Großbritannien steht besonders im Fokus der Paderborner, weil es durch die Insellösung herausfordernder als in Resteuropa sei, das Stromnetz im Gleichgewicht zu halten. Da kommen intelligente Speicher aus Paderborn gerade recht. Sie sind mehr als ein Seecontainer voller Batteriezellen. Im Zusammenspiel mit entsprechender Software, die auch anfallende Daten für Betreiber von Solarparks verwertbar macht, und dem Service machen sie als komplexes System den Unterschied im Markt.

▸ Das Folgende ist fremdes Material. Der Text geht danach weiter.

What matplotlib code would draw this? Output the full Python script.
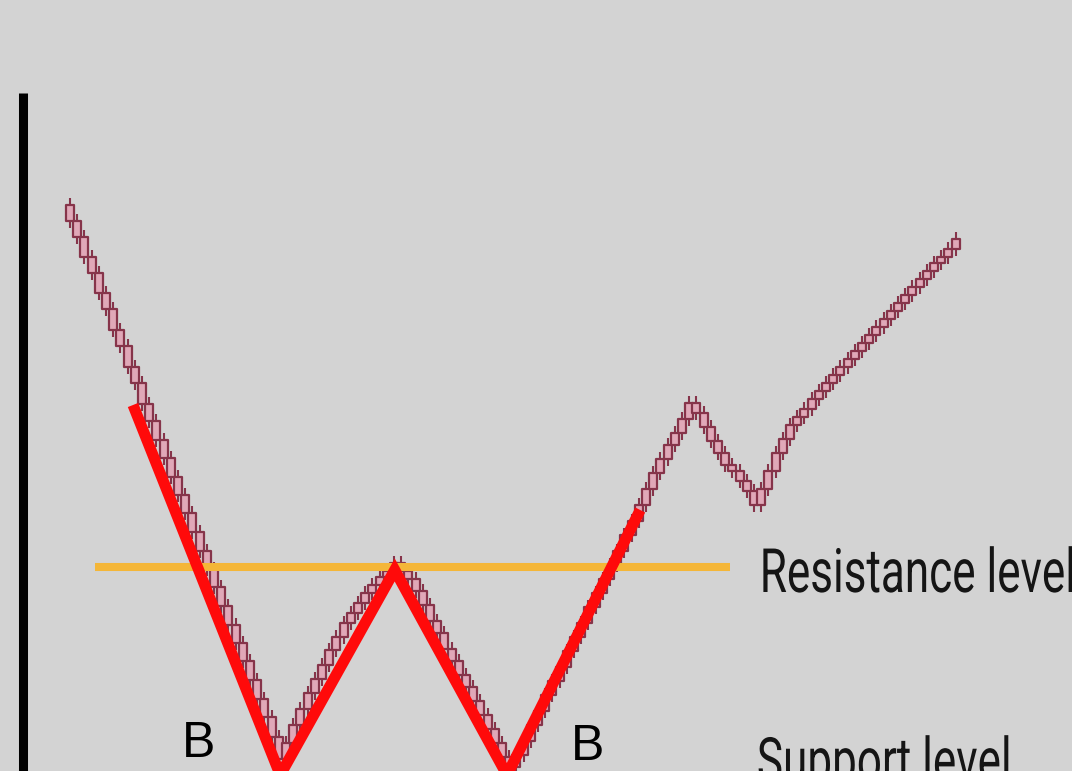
import matplotlib
matplotlib.use("Agg")
import matplotlib.pyplot as plt
from matplotlib.patches import Rectangle
from matplotlib.collections import PatchCollection, LineCollection
from matplotlib.patheffects import AbstractPathEffect
from matplotlib.transforms import Affine2D

# ---------------- data ----------------
first_open = 566
closes = [
    550, 534, 514, 498, 478, 462, 441, 425, 404, 388,
    367, 350, 331, 313, 294, 276, 258, 239, 220, 202,
    184, 165, 146, 128, 110, 91, 72, 54, 34, 12,
    28, 46, 62, 78, 92, 106, 121, 134, 148, 158,
    168, 178, 186, 194, 200, 208,
    200, 192, 180, 166, 150, 138, 122, 110, 96, 84,
    70, 56, 42, 28, 14, 4,
    16, 30, 46, 60, 76, 90, 104, 120, 134, 148,
    164, 178, 192, 206, 220, 236, 250, 266, 282, 298,
    312, 326, 338, 352, 368,
    358, 344, 330, 318, 306, 300, 290, 280, 266,
    282, 300, 318, 332, 346, 354, 362, 372, 380, 388,
    396, 404, 412, 420, 428, 436, 444, 452, 460, 468,
    476, 484, 492, 500, 508, 514, 522, 532,
]
pattern_idx = [8.75, 29.2, 45.1, 60.7, 79.2]
pattern_px = [366, -4, 201, -4, 261]
resistance_price = 204
support_price = -4
level_span = [3.5, 91.7]
b_labels = [("B", 15.6, 14), ("B", 69.5, 11)]
level_labels = [("Resistance level", 95.8, 179), ("Support level", 95.4, -10)]

# ---------------- style ----------------
bg = "#d3d3d3"
edge = "#86344a"
fill = "#e0a8b8"
wick = 7
body_w = 1.1


class Condense(AbstractPathEffect):
    def __init__(self, sx):
        super().__init__()
        self.sx = sx

    def draw_path(self, renderer, gc, tpath, affine, rgbFace=None):
        renderer.draw_path(gc, tpath, Affine2D().scale(self.sx, 1.0) + affine,
                           rgbFace)


fig = plt.figure(figsize=(10.72, 7.71), dpi=100)
fig.patch.set_facecolor(bg)
ax = fig.add_axes([0, 0, 1, 1])
ax.set_facecolor(bg)
step = 7.2
x0 = 70
ax.set_xlim((0 - x0) / step, (1072 - x0) / step)
ax.set_ylim(0, 771)
ax.axis("off")

opens = [first_open] + closes[:-1]
rects = []
segs = []
for i, (o, c) in enumerate(zip(opens, closes)):
    lo, hi = min(o, c), max(o, c)
    rects.append(Rectangle((i - body_w / 2, lo), body_w, hi - lo))
    segs.append([(i, hi), (i, hi + wick)])
    segs.append([(i, lo - wick), (i, lo)])
ax.add_collection(LineCollection(segs, colors=edge, linewidths=1.5, zorder=2))
ax.add_collection(PatchCollection(rects, facecolor=fill, edgecolor=edge,
                                  linewidths=1.6, zorder=3))

# y-axis bar
ax.plot([(23 - x0) / step] * 2, [771 - 93, -10], color="black", lw=6.5,
        solid_capstyle="butt", zorder=5)

# levels
for lvl in (resistance_price, support_price):
    ax.plot(level_span, [lvl, lvl], color="#f4b638", lw=5.8,
            solid_capstyle="butt", zorder=4)

# W pattern
ax.plot(pattern_idx, pattern_px, color="#ff0a0a", lw=8,
        solid_joinstyle="miter", solid_capstyle="butt", zorder=6)

for t, xi, yp in b_labels:
    ax.text(xi, yp, t, fontsize=36, color="black", ha="left", va="baseline",
            family=["Liberation Sans", "DejaVu Sans"], zorder=7)

# condensed labels: measure natural width, then squeeze to the target width
fig.canvas.draw()
renderer = fig.canvas.get_renderer()
probe = ax.text(0, 0, level_labels[0][0], fontsize=44,
                family=["Roboto", "DejaVu Sans"])
natural_w = probe.get_window_extent(renderer).width
probe.remove()
sx = 316.0 / natural_w
for t, xi, yp in level_labels:
    ax.text(xi, yp, t, fontsize=44, color="#151515", ha="left", va="baseline",
            family=["Roboto", "DejaVu Sans"], zorder=7, clip_on=False,
            path_effects=[Condense(sx)])

fig.savefig("out.png", dpi=100, facecolor=bg)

Die Intilion AG ist in Großbritannien auf der Suche nach der ersten Niederlassung in der noch jungen Unternehmensgeschichte. Noch sei offen, ob es Manchester, Birmingham oder doch das teure Pflaster London wird, aber in Kürze werde die Entscheidung fallen.
Möglich, dass das Paderborner Unternehmen für Speichertechnologie in diesem Sommer manchem Fonds als Energiewende-Anlage noch zu klein war. Ein erneuter Anlauf sei aber nicht ausgeschlossen, sagt Haubrock. Alles ist schließlich vorbereitet, die Pläne liegen in der Schublade. Das für einen geregelten Börsengang notwendige Prospekt für die Anleger, mit dem Intilion im Frühsommer quer durch Europas Börsenstädte wie Frankfurt, Zürich, Paris oder London auf Werbetour war, muss dann aber in Teilen neu geschrieben werden.
Vorzeigeprojekt vor der Haustür
Das Wachstum geht weiter. Gerade hat die Intilion AG ein Vorzeigeprojekt vor der eigenen Haustür mit Speichertechnologie ausgestattet: den „All Electric Society Park“ in Blomberg des weltweit agierenden Familienunternehmens Phoenix Contact. Der Park zeigt das Energiesystem der Zukunft in einer elektrifizierten Gesellschaft. Intilion hat die erforderlichen Großspeichersysteme in den Park integriert. „Der Park ist eine tolle Möglichkeit, um anschaulich und verständlich die technischen Lösungen der Energiewende zu erleben. Mit unseren Batteriespeichern leisten wir dazu einen sehr wichtigen Beitrag“, sagt Haubrock. Vielleicht auch für potenzielle Investoren eine Reise wert.